For years, Democrats called anyone who wanted to debate immigration a racist. The debate itself was illegitimate. Borders were immoral. Enforcement was fascism. And now Hillary Clinton — the party’s most prominent elder stateswoman — is standing in Munich saying the debate is “legitimate.” That’s not a pivot. That’s a surrender of the rhetorical ground Democrats defended for an entire presidency.

“It went too far.”

Went too far. Past tense. An acknowledgment that what happened under Biden wasn’t a policy disagreement — it was an excess. Something that crossed a line. Something that even Democrats now recognize as a mistake, even if they’ll never say which specific policies they’d reverse.

“It’s been disruptive and destabilizing.”

Those are the words DHS used in their repost, because those are the words that matter most. Disruptive. Destabilizing. That’s not conservative rhetoric. That’s Hillary Clinton’s assessment of her own party’s immigration legacy.

“And it needs to be fixed in a humane way with secure borders.”

Secure borders. Hillary Clinton said “secure borders” at an international conference. The same woman whose party spent four years calling a border wall racist, calling ICE fascist, calling deportation immoral — she stood on a stage in Germany and said the borders need to be secure.

DHS didn’t need to add commentary. They just hit repost.

The Jab She Couldn’t Resist

Of course, Clinton being Clinton, she couldn’t deliver the admission without poisoning it. “Secure borders that don’t torture and kill people.” There it is — the reflexive slander that follows every Democratic concession like a shadow.

She admits the border was a disaster. She admits it needs to be fixed. She admits it went too far. And then she implies that the people doing the fixing are torturers and murderers. One hand extends an olive branch while the other plants a knife.
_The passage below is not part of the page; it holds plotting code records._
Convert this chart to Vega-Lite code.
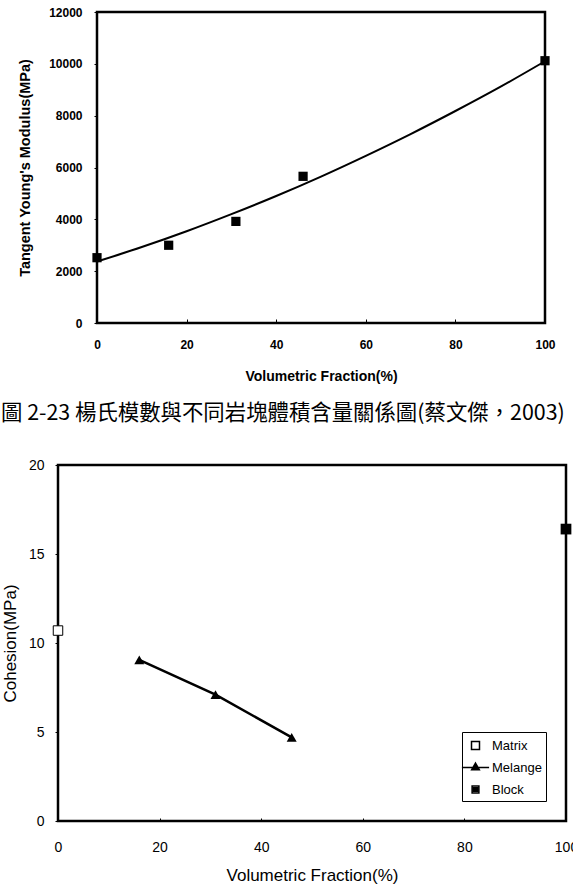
{
  "$schema": "https://vega.github.io/schema/vega-lite/v6.json",
  "padding": {"left": 0, "top": 6, "right": 0, "bottom": 0},
  "spacing": 31,
  "resolve": {
    "scale": {"shape": "independent", "fill": "independent"},
    "legend": {"shape": "independent", "fill": "independent"}
  },
  "datasets": {
    "youngPts": [
      {"frac": 0, "E": 2520},
      {"frac": 16, "E": 3000},
      {"frac": 31, "E": 3920},
      {"frac": 46, "E": 5660},
      {"frac": 100, "E": 10120}
    ],
    "youngCurve": [
      {"frac": 0, "E": 2370},
      {"frac": 10, "E": 2930},
      {"frac": 20, "E": 3540},
      {"frac": 30, "E": 4200},
      {"frac": 40, "E": 4900},
      {"frac": 50, "E": 5650},
      {"frac": 60, "E": 6450},
      {"frac": 70, "E": 7290},
      {"frac": 80, "E": 8180},
      {"frac": 90, "E": 9110},
      {"frac": 100, "E": 10100}
    ],
    "cohesion": [
      {"frac": 0, "coh": 10.7, "series": "Matrix"},
      {"frac": 16, "coh": 9.05, "series": "Melange"},
      {"frac": 31, "coh": 7.1, "series": "Melange"},
      {"frac": 46, "coh": 4.7, "series": "Melange"},
      {"frac": 100, "coh": 16.4, "series": "Block"}
    ]
  },
  "vconcat": [
    {
      "width": 487,
      "height": 311,
      "view": {"stroke": null},
      "title": {
        "text": "圖 2-23 楊氏模數與不同岩塊體積含量關係圖(蔡文傑，2003)",
        "orient": "bottom",
        "anchor": "start",
        "frame": "group",
        "dx": -57,
        "offset": 20,
        "font": "Noto Sans CJK TC",
        "fontSize": 21.4,
        "fontWeight": "normal",
        "color": "black"
      },
      "encoding": {
        "x": {
          "field": "frac", "type": "quantitative",
          "scale": {"domain": [-8.705, 100], "nice": false, "zero": false},
          "axis": {
            "values": [0, 20, 40, 60, 80, 100],
            "title": "Volumetric Fraction(%)",
            "titleX": 263,
            "labelFlush": false,
            "tickSize": -4,
            "labelPadding": 20,
            "labelFont": "Liberation Sans", "labelFontSize": 12, "labelFontWeight": "bold",
            "titleFont": "Liberation Sans", "titleFontSize": 14, "titleFontWeight": "bold",
            "titlePadding": 19
          }
        },
        "y": {
          "field": "E", "type": "quantitative",
          "scale": {"domain": [0, 12000], "nice": false},
          "axis": {
            "values": [0, 2000, 4000, 6000, 8000, 10000, 12000],
            "format": "d",
            "offset": -39,
            "title": "Tangent Young's Modulus(MPa)",
            "tickSize": 3,
            "labelPadding": 12,
            "labelFont": "Liberation Sans", "labelFontSize": 12, "labelFontWeight": "bold",
            "titleFont": "Liberation Sans", "titleFontSize": 14.5, "titleFontWeight": "bold",
            "titlePadding": 16
          }
        }
      },
      "layer": [
        {
          "data": {"values": [{"x0": 0, "x1": 100, "y0": 0, "y1": 12000}]},
          "mark": {"type": "rect", "fill": null, "fillOpacity": 0, "stroke": "black", "strokeWidth": 2.5},
          "encoding": {
            "x": {"field": "x0", "type": "quantitative"},
            "x2": {"field": "x1"},
            "y": {"field": "y0", "type": "quantitative"},
            "y2": {"field": "y1"}
          }
        },
        {
          "data": {"name": "youngCurve"},
          "mark": {"type": "line", "color": "black", "strokeWidth": 2, "interpolate": "monotone"}
        },
        {
          "data": {"name": "youngPts"},
          "mark": {"type": "point", "shape": "square", "filled": true, "color": "black", "size": 85, "opacity": 1}
        }
      ]
    },
    {
      "width": 508,
      "height": 356,
      "data": {"name": "cohesion"},
      "encoding": {
        "x": {
          "field": "frac", "type": "quantitative",
          "scale": {"domain": [0, 100], "nice": false},
          "axis": {
            "values": [0, 20, 40, 60, 80, 100],
            "title": "Volumetric Fraction(%)",
            "labelFlush": false,
            "tickSize": -3,
            "labelPadding": 22,
            "labelFont": "Liberation Sans", "labelFontSize": 14, "labelFontWeight": "normal",
            "titleFont": "Liberation Sans", "titleFontSize": 17, "titleFontWeight": "normal",
            "titlePadding": 13
          }
        },
        "y": {
          "field": "coh", "type": "quantitative",
          "scale": {"domain": [0, 20], "nice": false},
          "axis": {
            "values": [0, 5, 10, 15, 20],
            "title": "Cohesion(MPa)",
            "tickSize": 3,
            "labelPadding": 11,
            "labelFont": "Liberation Sans", "labelFontSize": 14, "labelFontWeight": "normal",
            "titleFont": "Liberation Sans", "titleFontSize": 17, "titleFontWeight": "normal",
            "titlePadding": 9
          }
        }
      },
      "layer": [
        {
          "transform": [{"filter": "datum.series === 'Melange'"}],
          "mark": {"type": "line", "color": "black", "strokeWidth": 2.5}
        },
        {
          "transform": [{"filter": "datum.series === 'Matrix'"}],
          "mark": {"type": "point", "shape": "square", "size": 90, "filled": true, "fill": "white", "stroke": "black", "strokeWidth": 1, "opacity": 1}
        },
        {
          "transform": [{"filter": "datum.series === 'Melange'"}],
          "mark": {"type": "point", "shape": "triangle-up", "size": 100, "filled": true, "color": "black", "opacity": 1}
        },
        {
          "transform": [{"filter": "datum.series === 'Block'"}],
          "mark": {"type": "point", "shape": "square", "size": 115, "filled": true, "color": "black", "opacity": 1}
        },
        {
          "transform": [{"filter": "false"}],
          "mark": {"type": "point", "stroke": "black", "strokeWidth": 1, "opacity": 1},
          "encoding": {
            "shape": {
              "field": "series", "type": "nominal",
              "scale": {
                "domain": ["Matrix", "Melange", "Block"],
                "range": [
                  "M-0.47,-0.47H0.47V0.47H-0.47Z",
                  "M-1.6,0H1.6M0,-0.52L0.45,0.26H-0.45ZM0,-0.31L0.27,0.16H-0.27ZM0,-0.1L0.09,0.05H-0.09Z",
                  "M-0.4,-0.4H0.4V0.4H-0.4ZM-0.22,-0.22H0.22V0.22H-0.22ZM-0.05,-0.05H0.05V0.05H-0.05Z"
                ]
              },
              "legend": {
                "title": null,
                "orient": "bottom-right",
                "offset": 20,
                "padding": 4,
                "strokeColor": "black",
                "fillColor": "white",
                "symbolSize": 289,
                "rowPadding": 5,
                "labelOffset": 7,
                "labelFont": "Liberation Sans",
                "labelFontSize": 13,
                "labelColor": "black",
                "symbolOpacity": 1,
                "symbolStrokeColor": "black",
                "encode": {
                  "symbols": {
                    "stroke": {"value": "black"},
                    "strokeWidth": {"value": {"expr": "datum.value === 'Matrix' ? 1 : 2.5"}}
                  }
                }
              }
            }
          }
        }
      ]
    }
  ],
  "config": {
    "view": {"stroke": "black", "strokeWidth": 2.5},
    "axis": {"domain": false, "grid": false, "tickColor": "black", "tickWidth": 1, "labelColor": "black", "titleColor": "black"},
    "background": "white"
  }
}
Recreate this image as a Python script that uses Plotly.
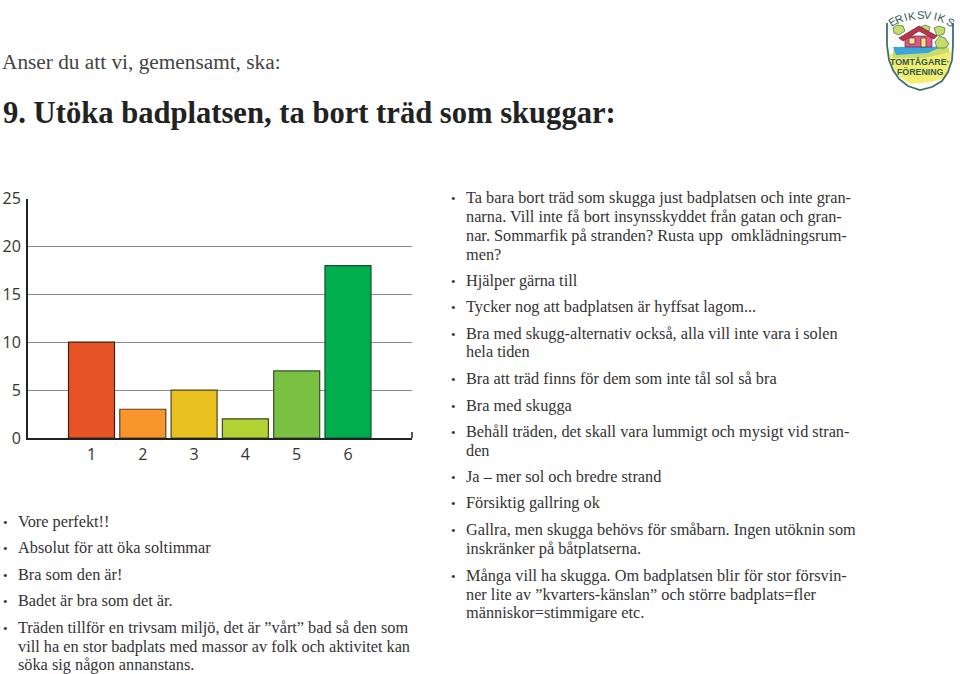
import plotly.graph_objects as go

W, H = 960, 674

categories = [1, 2, 3, 4, 5, 6]
values = [10, 3, 5, 2, 7, 18]
y_ticks = [0, 5, 10, 15, 20, 25]
bar_colors = ["#E65425", "#F8952B", "#E8C020", "#B2D235", "#7AC143", "#00AE4D"]
bar_edges = ["#3a2018", "#55402a", "#4f4622", "#3f4a24", "#30502c", "#184f2e"]

subtitle = "Anser du att vi, gemensamt, ska:"
title = "9. Utöka badplatsen, ta bort träd som skuggar:"

left_lines = [
    "Vore perfekt!!",
    "Absolut för att öka soltimmar",
    "Bra som den är!",
    "Badet är bra som det är.",
    "Träden tillför en trivsam miljö, det är ”vårt” bad så den som",
    "vill ha en stor badplats med massor av folk och aktivitet kan",
    "söka sig någon annanstans.",
]
right_lines = [
    "Ta bara bort träd som skugga just badplatsen och inte gran-",
    "narna. Vill inte få bort insynsskyddet från gatan och gran-",
    "nar. Sommarfik på stranden? Rusta upp  omklädningsrum-",
    "men?",
    "Hjälper gärna till",
    "Tycker nog att badplatsen är hyffsat lagom...",
    "Bra med skugg-alternativ också, alla vill inte vara i solen",
    "hela tiden",
    "Bra att träd finns för dem som inte tål sol så bra",
    "Bra med skugga",
    "Behåll träden, det skall vara lummigt och mysigt vid stran-",
    "den",
    "Ja – mer sol och bredre strand",
    "Försiktig gallring ok",
    "Gallra, men skugga behövs för småbarn. Ingen utöknin som",
    "inskränker på båtplatserna.",
    "Många vill ha skugga. Om badplatsen blir för stor försvin-",
    "ner lite av ”kvarters-känslan” och större badplats=fler",
    "människor=stimmigare etc.",
]

left_y = [521, 547.5, 574, 600.5, 627, 646, 664.5]
left_bullet = [True, True, True, True, True, False, False]
right_y = [197.5, 216.5, 235.5, 254, 280, 306, 333, 351.5, 378.5, 405, 431.5, 450.5, 476.5, 503, 529.5, 548.5, 575, 594, 612.5]
right_bullet = [True, False, False, False, True, True, True, False, True, True, True, False, True, True, True, False, True, False, False]

SERIF = "Liberation Serif"
INK = "#333333"
LOGO_INK = "#2c5a52"


def px(x):
    return x / W


def py(y):
    return 1 - y / H


def note(x, y, text, size, color=INK, family=SERIF, bold=False, anchor="left", angle=0):
    return dict(
        xref="paper", yref="paper", x=px(x), y=py(y), text=f"<b>{text}</b>" if bold else text,
        showarrow=False, xanchor=anchor, yanchor="middle", textangle=angle,
        font=dict(family=family, size=size, color=color), borderpad=0, borderwidth=0,
    )


def path(points, close=True):
    head = " ".join(
        ("M" if i == 0 else "L") + f"{px(x):.5f},{py(y):.5f}" for i, (x, y) in enumerate(points)
    )
    return head + (" Z" if close else "")


def shape(points, fill=None, line=None, width=1, close=True):
    return dict(
        type="path", xref="paper", yref="paper", path=path(points, close),
        fillcolor=fill if fill else "rgba(0,0,0,0)",
        line=dict(color=line if line else "rgba(0,0,0,0)", width=width if line else 0),
        layer="above",
    )


annotations = [
    note(2, 62, subtitle, 21.3, "#444444"),
    note(3, 113, title, 30.6, "#222222", bold=True),
]
for txt, y, b in zip(left_lines, left_y, left_bullet):
    annotations.append(note(18, y, txt, 16.3))
    if b:
        annotations.append(note(3, y + 1, "•", 13))
for txt, y, b in zip(right_lines, right_y, right_bullet):
    annotations.append(note(466, y, txt, 16.3))
    if b:
        annotations.append(note(451, y + 1, "•", 13))

# Föreningens märke
shield_edge = [(887, 23), (887, 45), (889, 60), (893, 70), (899, 79), (908, 86), (920, 90), (932, 87),
               (942, 81), (948, 72), (952, 60), (953, 45), (953, 23)]
yellow = [(889, 54), (951, 52), (950, 62), (947, 72), (942, 79), (930, 82), (912, 84), (901, 78), (893, 68)]
grass = [(893, 50), (930, 51), (947, 44), (950, 52), (925, 58), (893, 58)]
water = [(893, 47), (932, 47), (945, 45), (928, 53), (896, 55)]
tree_a = [(893, 28), (897, 25), (903, 26), (905, 31), (899, 35), (894, 33)]
tree_b = [(921, 27), (925, 25), (930, 27), (929, 31), (924, 32)]
tree_c = [(934, 28), (939, 26), (945, 28), (944, 34), (937, 36)]
tree_d = [(935, 42), (940, 36), (945, 38), (949, 44), (945, 48), (937, 48)]
wall = [(905, 36), (932, 36), (932, 47), (905, 47)]
roof = [(899, 38), (919, 26), (937, 36), (934, 39), (919, 31), (903, 41)]
window = [(909, 38), (915, 38), (915, 44), (909, 44)]
door = [(921, 38), (926, 38), (926, 47), (921, 47)]

shapes = [
    shape(shield_edge, "#ffffff", None, close=True),
    shape(yellow, "#f3ec6e"),
    shape(grass, "#c8dc70"),
    shape(water, "#39a6dc"),
    shape(tree_a, "#c3dc6c", "#3f6b33", 0.7),
    shape(tree_b, "#c3dc6c", "#3f6b33", 0.7),
    shape(tree_c, "#c3dc6c", "#3f6b33", 0.7),
    shape(tree_d, "#c3dc6c", "#3f6b33", 0.7),
    shape(wall, "#e5558a", "#5a2a33", 0.7),
    shape(roof, "#c0324a", "#5a2a33", 0.7),
    shape(window, "#f4e88a", "#4a3030", 0.7),
    shape(door, "#f4e88a", "#4a3030", 0.7),
    shape(shield_edge, None, "#3f6f66", 1.8, close=False),
    dict(type="line", xref="paper", yref="paper", x0=px(412), x1=px(412), y0=py(438), y1=py(432),
         line=dict(color="#222222", width=1.5)),
]

arc = [("E", 892, 22, -32), ("R", 899, 19, -24), ("I", 905, 17, -16), ("K", 912, 16, -10),
       ("S", 920, 15, -2), ("V", 928, 15, 6), ("I", 935, 16, 12), ("K", 942, 18, 20), ("S", 950, 22, 28)]
logo_notes = [note(x, y, ch, 11, LOGO_INK, "Liberation Sans", False, "center", a) for ch, x, y, a in arc]
logo_notes.append(note(919, 62, "TOMTÅGARE·", 8.8, LOGO_INK, "Liberation Sans", True, "center"))
logo_notes.append(note(920, 72, "FÖRENING", 8.8, LOGO_INK, "Liberation Sans", True, "center"))

fig = go.Figure(
    go.Bar(
        x=categories, y=values, width=0.897, marker=dict(color=bar_colors, line=dict(color=bar_edges, width=1.2)),
        showlegend=False, hoverinfo="skip",
    )
)
fig.update_layout(
    width=W, height=H, autosize=False,
    margin=dict(l=0, r=0, t=0, b=0, pad=0, autoexpand=False),
    paper_bgcolor="white", plot_bgcolor="white",
    annotations=annotations + logo_notes, shapes=shapes,
    xaxis=dict(
        domain=[px(28), px(412)], range=[-0.238, 7.248], tickmode="array", tickvals=categories,
        ticks="outside", ticklen=1, tickcolor="rgba(0,0,0,0)", showgrid=False, zeroline=False,
        showline=True, linecolor="#222222", linewidth=2,
        tickfont=dict(family="Open Sans", size=16, color="#333333"),
    ),
    yaxis=dict(
        domain=[py(438), py(198.5)], range=[0, 25], tickmode="array", tickvals=y_ticks,
        ticks="outside", ticklen=2, tickcolor="rgba(0,0,0,0)", showgrid=True, gridcolor="#8a8a8a", gridwidth=1,
        zeroline=False, showline=True, linecolor="#222222", linewidth=2,
        tickfont=dict(family="Open Sans", size=16, color="#333333"),
    ),
)
fig.write_html("out.html", config={"displayModeBar": False},
               post_script="document.body.style.margin='0';document.body.style.overflow='hidden';")
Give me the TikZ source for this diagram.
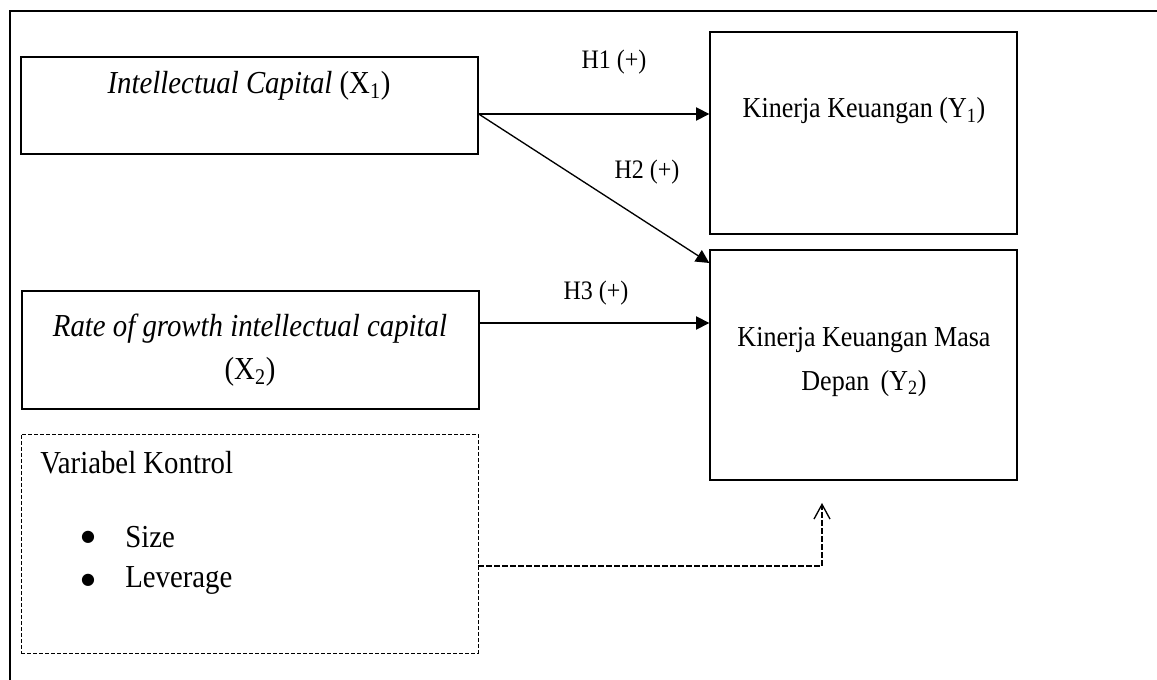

That’s the difference between Clinton and someone like Fetterman, who can acknowledge reality without immediately undermining the people addressing it. Fetterman says voter ID isn’t Jim Crow. Clinton says the border needs security but the security forces are killers. One is honest. The other is performing.

The Scoreboard

Here’s where things stand. The southern border is more secure than it’s been in modern memory. Deportation operations are running. Even blue states like Minnesota are starting to cooperate with ICE. The Biden-era chaos is being reversed one enforcement action at a time.

And now the most prominent Democrat in America has admitted — on camera, at an international conference — that the open-border approach “went too far” and was “destabilizing.”

DHS said thank you. The rest of us should too. Because when Hillary Clinton starts making the case for border security, the debate isn’t just over.

It was over a long time ago. She just finally admitted it.